Y, por otra parte, ¡qué cuernos!, los electrocardiogramas me los pago yo. Si
quiero hacerme uno al mes, como si se me antoja hacerme dos docenas. ¡Será
posible el país en que vivimos! Mate uno a cuchilladas al amante de su mujer, y
no habrán de faltar voces que justifiquen, con las razones más peregrinas, el
acto; quiera usted hacerse un
electrocardiograma mensual, pagado a precio de oro de su libérrimo bolsillo, y
hasta su propio médico se le entigrece. ¿Así queremos hacernos un hueco en el
concierto de las naciones civilizadas?
Y no le pido su opinión. Usted preferirá tal
vez no pronunciarse tampoco sobre este particular. Permítame, no obstante, que
le apunte (sin ánimo de forzar su hermetismo, eso sí) que hay quien considera
el silencio una peligrosísima fuente de endomorfinas. Dicho sea, por
descontado, con carácter nada más que general e informativo. No es que yo
subscriba o deje de subscribir tales teorías. Mucho menos que insinúe que quepa
referirlas, ni siquiera indirectamente, a su persona. Ni por un momento me
atrevería yo a dudar de su excelente condición mental. Como no dudo que ese “I
am Carmelo”, que tan nítidamente vuelvo a oír, procede de otro compartimento.
El que usted prefiera no manifestarse sobre mi particular arquetipo de
civilización no es motivo para suponerle ni debilidad cerebral alguna ni,
cuánto menos, la grosería de iniciarse en la lengua de la pérfida Albión al
amparo de mi ceguera. Cada cual es como es, y no se hable más.
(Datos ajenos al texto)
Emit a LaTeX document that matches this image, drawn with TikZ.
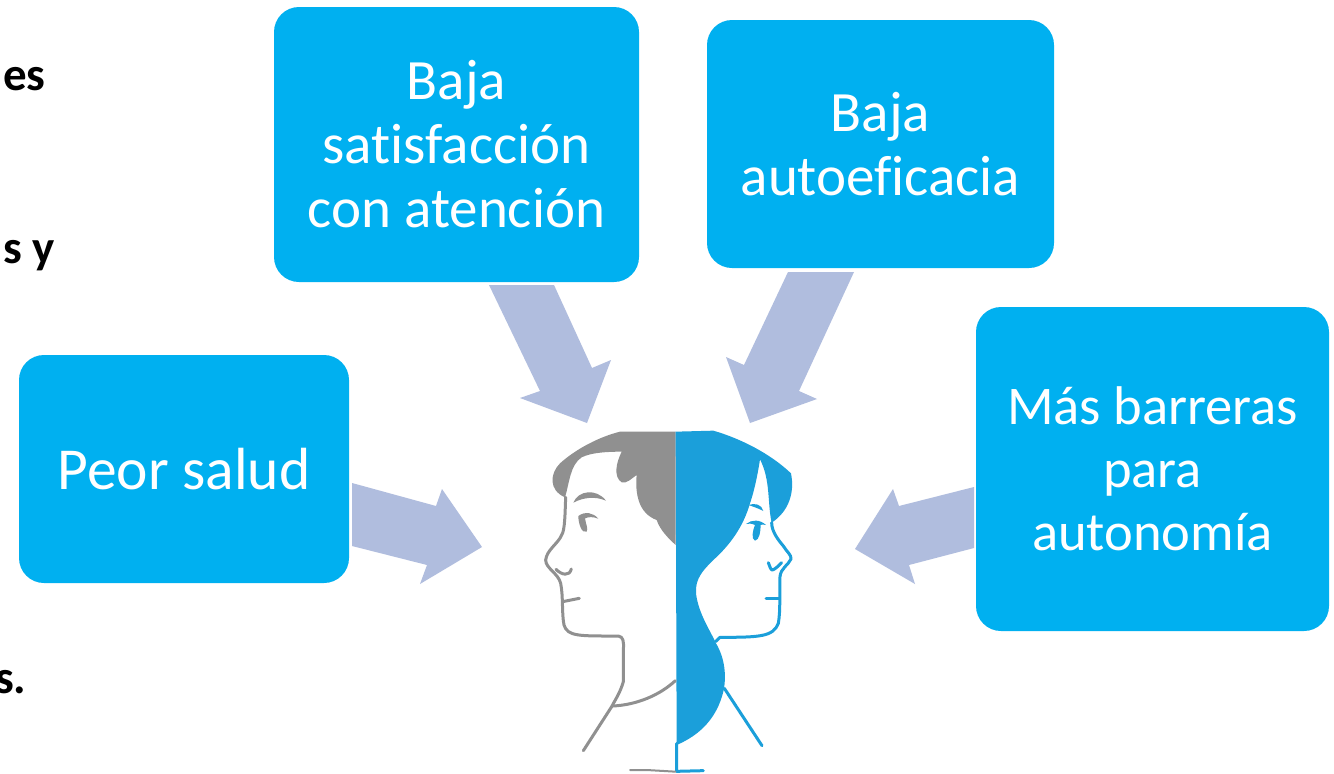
\documentclass[tikz,border=0pt]{standalone}
\usepackage{fontspec}
\setmainfont{Carlito}[Ligatures=CommonOff]
\definecolor{boxblue}{HTML}{00B0F0}
\definecolor{arrowblue}{HTML}{B0BDDE}
\definecolor{hairgray}{HTML}{909090}
\definecolor{lineblue}{HTML}{1B9FDA}
\tikzset{
  topic/.style={fill=boxblue,rounded corners=25pt,text=white,align=center,inner sep=0pt,
    font=\fontsize{57}{64}\selectfont},
  blockarrow/.style={fill=arrowblue,draw=none},
  sidenote/.style={font=\fontsize{47}{50}\selectfont\bfseries,inner sep=0pt,text=black,anchor=base west},
  grayline/.style={draw=hairgray,line width=3pt,line cap=round,line join=round,fill=none},
  blueline/.style={draw=lineblue,line width=3pt,line cap=round,line join=round,fill=none}
}
\begin{document}
\begin{tikzpicture}[x=1pt,y=-1pt]
\useasboundingbox (0,0) rectangle (1334,774);
\fill[white] (0,0) rectangle (1334,774);

% Cut-off words at the left edge
\node[sidenote] (noteA) at (3,90) {es};
\node[sidenote] (noteB) at (3,263) {s y};
\node[sidenote] (noteC) at (-5,693) {s.};

% Topic boxes
\node[topic,minimum width=365pt,minimum height=275pt] (satisf) at (456.5,144.5) {Baja\\satisfacción\\con atención};
\node[topic,minimum width=347pt,minimum height=248pt] (autoef) at (880.5,144) {Baja\\autoeficacia};
\node[topic,minimum width=330pt,minimum height=228pt,font=\fontsize{59.5}{64}\selectfont] (salud) at (184,469) {Peor salud};
\node[topic,minimum width=353pt,minimum height=324pt,font=\fontsize{54.5}{63}\selectfont] (barreras) at (1152.5,469) {Más barreras\\para\\autonomía};

% Block arrows pointing at the head
\fill[blockarrow] (489,285) -- (554,285) -- (592,368) -- (611,360) -- (587,423) -- (520,398) -- (540,391) -- cycle;
\fill[blockarrow] (788,272) -- (854,272) -- (799,391) -- (817,399) -- (750,423) -- (726,357) -- (744,365) -- cycle;
\fill[blockarrow] (352,483) -- (352,546) -- (427,565) -- (420,584) -- (482,547) -- (442,489) -- (436,506) -- cycle;
\fill[blockarrow] (974,487) -- (974,548) -- (909,565) -- (915,584) -- (855,549) -- (893,489) -- (899,506) -- cycle;

% Two-sided head
\begin{scope}[shift={(530,410)},x=0.33333pt,y=-0.33333pt]
  % man's hair
  \fill[hairgray] (437,65) -- (270,65) .. controls (210,80) and (140,115) .. (90,160)
    .. controls (60,190) and (55,240) .. (105,262)
    .. controls (118,220) and (120,165) .. (155,142)
    .. controls (185,127) and (235,125) .. (275,125)
    .. controls (258,160) and (250,200) .. (275,217)
    .. controls (290,222) and (305,205) .. (320,195)
    .. controls (315,250) and (325,310) .. (380,330)
    .. controls (390,360) and (415,385) .. (437,405) -- cycle;
  % woman's hair and back of the head
  \fill[lineblue] (437,65) -- (550,62) .. controls (630,85) and (720,130) .. (783,190)
    .. controls (795,250) and (775,305) .. (725,338)
    .. controls (712,280) and (722,210) .. (690,148)
    .. controls (682,200) and (672,245) .. (660,280)
    .. controls (640,350) and (600,405) .. (550,450)
    .. controls (520,480) and (495,505) .. (498,550)
    .. controls (505,610) and (540,660) .. (558,700)
    .. controls (585,745) and (590,800) .. (580,845)
    .. controls (560,925) and (510,975) .. (440,1005) -- cycle;
  \draw[blueline] (440,1000) -- (440,1084) -- (520,1082);
  \draw[grayline,line width=2pt] (300,1080) -- (350,1080) -- (436,1085);
  % man's profile
  \draw[grayline] (107,262) .. controls (105,310) and (105,360) .. (95,375)
    .. controls (85,400) and (50,420) .. (47,450)
    .. controls (47,475) and (85,490) .. (92,520)
    .. controls (100,560) and (95,610) .. (102,645)
    .. controls (112,680) and (150,678) .. (265,678)
    .. controls (280,680) and (282,695) .. (280,720)
    -- (280,815) .. controls (270,850) and (255,870) .. (245,890)
    -- (160,1022);
  \draw[grayline] (248,888) .. controls (320,885) and (390,855) .. (436,812);
  \draw[grayline] (78,478) .. controls (95,495) and (118,500) .. (124,477);
  \draw[grayline] (98,575) -- (148,565);
  \fill[hairgray] (130,278) .. controls (145,240) and (200,235) .. (228,272)
    .. controls (195,258) and (160,262) .. (130,278) -- cycle;
  \fill[hairgray] (145,318) .. controls (165,303) and (190,308) .. (205,326)
    .. controls (190,320) and (175,320) .. (165,325)
    .. controls (168,345) and (175,355) .. (170,365)
    .. controls (155,372) and (145,340) .. (145,318) -- cycle;
  % woman's profile
  \draw[blueline] (725,338) .. controls (725,365) and (745,390) .. (760,408)
    .. controls (770,425) and (785,435) .. (783,447)
    .. controls (775,465) and (752,475) .. (750,500)
    .. controls (748,550) and (752,600) .. (745,640)
    .. controls (730,680) and (690,682) .. (570,682)
    -- (557,695);
  \draw[blueline] (583,835) -- (696,1007);
  \draw[blueline] (715,458) .. controls (720,470) and (722,480) .. (727,480)
    .. controls (735,478) and (745,468) .. (755,458);
  \draw[blueline] (708,565) -- (748,565);
  \fill[lineblue] (655,285) .. controls (675,278) and (695,283) .. (700,303)
    .. controls (685,295) and (670,290) .. (655,285) -- cycle;
  \fill[lineblue] (648,342) .. controls (665,328) and (690,328) .. (708,345)
    .. controls (700,343) and (695,343) .. (692,345)
    .. controls (692,365) and (688,390) .. (675,392)
    .. controls (663,388) and (668,360) .. (675,345)
    .. controls (665,340) and (655,340) .. (648,342) -- cycle;
\end{scope}
\end{tikzpicture}
\end{document}
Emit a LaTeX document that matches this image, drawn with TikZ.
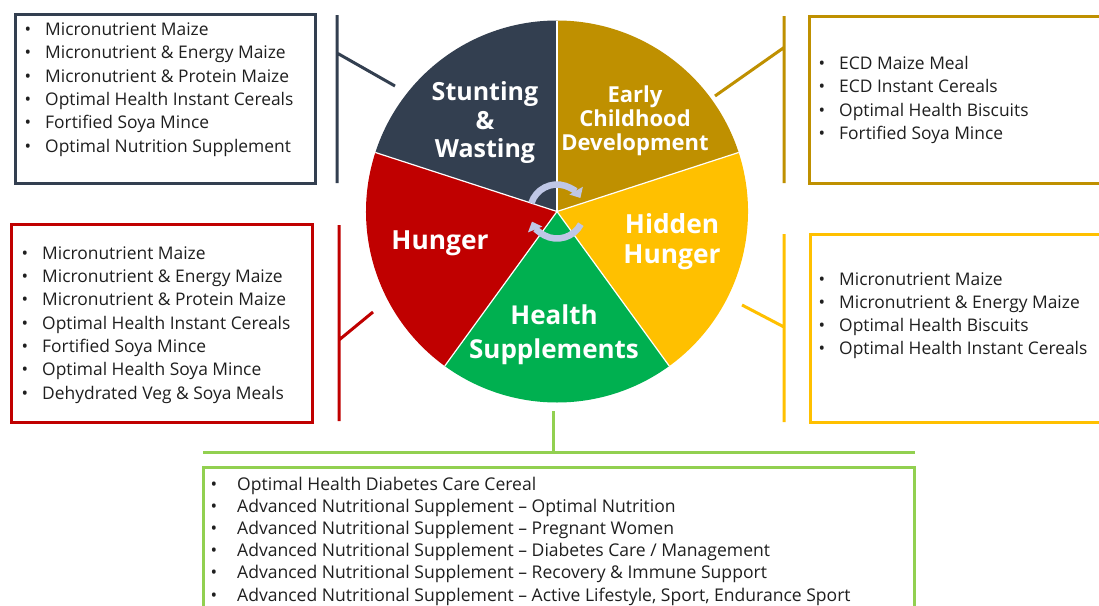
\documentclass[tikz,border=0pt]{standalone}
\usepackage{fontspec}
\setmainfont{Open Sans}
\usetikzlibrary{arrows.meta}
\definecolor{navy}{HTML}{333F50}
\definecolor{gold}{HTML}{BF9000}
\definecolor{amber}{HTML}{FFC000}
\definecolor{hgreen}{HTML}{00B050}
\definecolor{hred}{HTML}{C00000}
\definecolor{lgreen}{HTML}{92D050}
\definecolor{cyc}{HTML}{BFC7E6}
\begin{document}
\begin{tikzpicture}[x=1pt,y=-1pt,
  bx/.style={draw, line width=3pt, inner sep=0, fill=white},
  conn/.style={line width=3pt},
  item/.style={anchor=base west, inner sep=0, font=\fontsize{17.4}{20}\selectfont, text=black!88},
  lbl/.style={text=white, align=center, inner sep=0},
  sep/.style={white, line width=1.2pt}]
\useasboundingbox (0,0) rectangle (1099,605);
\clip (0,0) rectangle (1099,605);
\fill[white] (0,0) rectangle (1099,605);

% ---------- pie ----------
\begin{scope}[shift={(557,211.5)}, yscale=-1]
  \coordinate (pc) at (0,0);
  \fill[navy]   (pc) -- (90:191)  arc[start angle=90,  end angle=162, radius=191] -- cycle;
  \fill[hred]   (pc) -- (162:191) arc[start angle=162, end angle=234, radius=191] -- cycle;
  \fill[hgreen] (pc) -- (234:191) arc[start angle=234, end angle=306, radius=191] -- cycle;
  \fill[amber]  (pc) -- (306:191) arc[start angle=306, end angle=378, radius=191] -- cycle;
  \fill[gold]   (pc) -- (18:191)  arc[start angle=18,  end angle=90,  radius=191] -- cycle;
  \foreach \a in {90,162,234,306,18} \draw[sep] (pc) -- (\a:191);
  % cycle arrows
  \draw[cyc, line width=6.5pt, -{Triangle[width=15pt,length=8.5pt]}]
    (162:27) arc[start angle=162, end angle=30, radius=27];
  \draw[cyc, line width=6.5pt, -{Triangle[width=15pt,length=8.5pt]}]
    (-28:27) arc[start angle=-28, end angle=-158, radius=27];
\end{scope}

% ---------- pie labels ----------
\node[lbl, font=\bfseries\fontsize{25}{28.5}\selectfont] (lstunt) at (485,123) {Stunting\\\&\\Wasting};
\node[lbl, font=\bfseries\fontsize{22}{24}\selectfont] (lecd) at (635,121) {Early\\Childhood\\Development};
\node[lbl, font=\bfseries\fontsize{26.3}{30}\selectfont] (lhid) at (672,242) {Hidden\\Hunger};
\node[lbl, font=\bfseries\fontsize{26.3}{30}\selectfont] (lhun) at (440,243) {Hunger};
\node[lbl, font=\bfseries\fontsize{26}{34}\selectfont] (lhea) at (554,335) {Health\\Supplements};

% ---------- connector coordinates ----------
\coordinate (nvT) at (337,15);   \coordinate (nvB) at (337,183);
\coordinate (nvJ) at (337,53);   \coordinate (nvP) at (395,86);
\coordinate (gdT) at (784,16);   \coordinate (gdB) at (784,183);
\coordinate (gdJ) at (784,47.5); \coordinate (gdP) at (715,96);
\coordinate (rdT) at (339,225);  \coordinate (rdB) at (339,421);
\coordinate (rdJ) at (339,340);  \coordinate (rdP) at (373,312);
\coordinate (ylT) at (784,234);  \coordinate (ylB) at (784,422);
\coordinate (ylJ) at (784,327);  \coordinate (ylP) at (742,305);
\coordinate (grP) at (553,411);  \coordinate (grJ) at (553,452);
\coordinate (grL) at (203,452);  \coordinate (grR) at (915,452);

\draw[conn, navy] (nvT) -- (nvB) (nvJ) -- (nvP);
\draw[conn, gold] (gdT) -- (gdB) (gdJ) -- (gdP);
\draw[conn, hred] (rdT) -- (rdB) (rdJ) -- (rdP);
\draw[conn, amber] (ylT) -- (ylB) (ylJ) -- (ylP);
\draw[conn, lgreen] (grP) -- (grJ) (grL) -- (grR);

% ---------- boxes ----------
\node[bx, draw=navy, minimum width=300pt, minimum height=169pt] (bnavy) at (165,98.5) {};
\node[bx, draw=gold, minimum width=301pt, minimum height=167pt] (bgold) at (959.5,99.5) {};
\node[bx, draw=hred, minimum width=301pt, minimum height=198pt] (bred) at (161.5,323) {};
\node[bx, draw=amber, minimum width=300pt, minimum height=188pt] (bamber) at (960,328) {};
\node[bx, draw=lgreen, minimum width=711pt, minimum height=153pt] (bgreen) at (558.5,543.5) {};

% ---------- lists ----------
\foreach \t [count=\i] in {Micronutrient Maize, Micronutrient \& Energy Maize, Micronutrient \& Protein Maize, Optimal Health Instant Cereals, Fortified Soya Mince, Optimal Nutrition Supplement}
  \node[item] (nv\i) at (24.5,{35.5+23.3*(\i-1)}) {\makebox[20.5pt][l]{\textbullet}\t};

\foreach \t [count=\i] in {ECD Maize Meal, ECD Instant Cereals, Optimal Health Biscuits, Fortified Soya Mince}
  \node[item] (gd\i) at (818.5,{69.3+23.5*(\i-1)}) {\makebox[20.5pt][l]{\textbullet}\t};

\foreach \t [count=\i] in {Micronutrient Maize, Micronutrient \& Energy Maize, Micronutrient \& Protein Maize, Optimal Health Instant Cereals, Fortified Soya Mince, Optimal Health Soya Mince, Dehydrated Veg \& Soya Meals}
  \node[item] (rd\i) at (21.5,{259.3+23.33*(\i-1)}) {\makebox[20.5pt][l]{\textbullet}\t};

\foreach \t [count=\i] in {Micronutrient Maize, Micronutrient \& Energy Maize, Optimal Health Biscuits, Optimal Health Instant Cereals}
  \node[item] (yl\i) at (818.5,{285+23.3*(\i-1)}) {\makebox[20.5pt][l]{\textbullet}\t};

\foreach \t [count=\i] in {Optimal Health Diabetes Care Cereal, Advanced Nutritional Supplement – Optimal Nutrition, Advanced Nutritional Supplement – Pregnant Women, Advanced Nutritional Supplement – Diabetes Care / Management, Advanced Nutritional Supplement – Recovery \& Immune Support, {Advanced Nutritional Supplement – Active Lifestyle, Sport, Endurance Sport}}
  \node[item, font=\fontsize{17.55}{20}\selectfont] (gr\i) at (210.5,{490+22.2*(\i-1)}) {\makebox[26.5pt][l]{\textbullet}\t};
\end{tikzpicture}
\end{document}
Usted puede incluso preferir no manifestar su
opinión a impulsos de una esmerada cortesía, que le impide contradecir
abiertamente mis tesis. Delicadeza innecesaria, pues, insisto una vez más,
habla usted con un hombre plenamente consciente de la naturaleza multiforme de
la verdad. Pero delicadeza no, por carente de razón objetiva de ser, menos
exquisita y digna de encendido aplauso. Cuánto mejor nos iría a todos si, a la
hora de calibrar el grado de consideración que le debemos al prójimo,
errásemos, como usted, por exceso y no por defecto.»